Last week I started taking swim lessons at our local natatorium. Since Mommy still wasn't supposed to be driving (and wasn't ready to get Elliot out in public) my Grands and Daddy took turns taking me to lessons.
Poppy took me on Day 1. When he and I got home, I ran in the house and told Mommy, "I did a really good job at swim lessons! But I cried the whole time." The redness all around my eyes was all the proof Mommy needed to know that I spoke the truth. When she asked Poppy what happened, he looked at her with tears in his eyes and said, "That was the hardest thing you've ever asked me to do."
Turns out, I'm not a big fan of swim lessons.
Gramma took me the next day. When I came home, my report to Mommy was, "I did a good job again! But I cried even worser today."

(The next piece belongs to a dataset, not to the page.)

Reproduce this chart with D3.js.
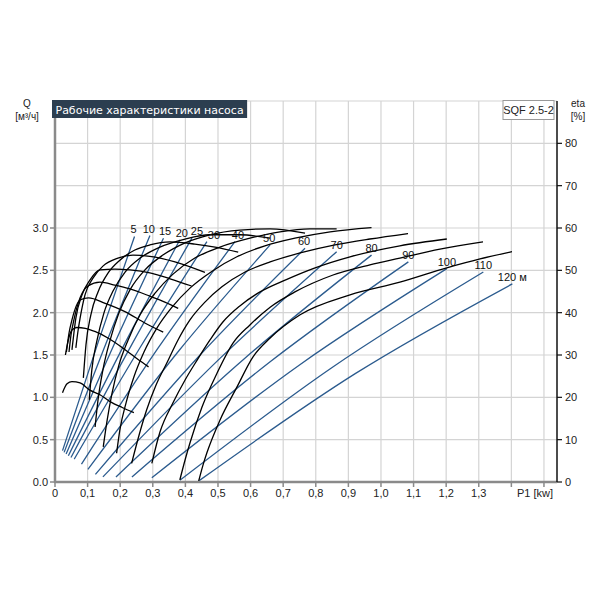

Mimi took me on Day 3, and that was much better! The teacher gave me a squirt toy to play with, and her "helper" spent a lot of one-on-one time with me.
Daddy took me on Day 4. About ten minutes into the lesson, he sent Mommy a text that said, "This is pretty traumatic...for both of us..." He had to sit at a distance from me and keep his head down most of the time so that I didn't see the trauma on his face (or tears in his eyes). He later told Mommy that I was doing a terrible, knee-shaking, whole-body-quivering, gasp-filled-breathing kind of cry throughout most of the lesson.
Even with all those tears, though, I really tried hard to do everything my teachers asked.
Yesterday started Week 2 of swim lessons...and it appears that I have turned over a new leaf!
I was a little apprehensive yesterday morning when Mimi picked me up (everyone decided that it would be best for Mommy not to take me to lessons...even though she can drive now), but after an initial sniffle or two I made it through the remainder of the lesson tear free.
On the way to lessons today I told Mimi and Poppy, "I don't think I'm going to need to cry today, guys."
And I didn't! Not at all!
Although I'm not about to admit that I'm having any fun (yet).
*All of the pictures above are from today's lesson...which explains why I don't look traumatized in any of them.*
**And, yes, Mommy and Daddy have already decided that Elliot will start "Mommy and Me" swim lessons next summer. I guess being the second born does have some perks.**
1 comments:
I am soooo proud of you. It takes so much courage to do something that is hard. You are getting better and better too! Soon you will have fun.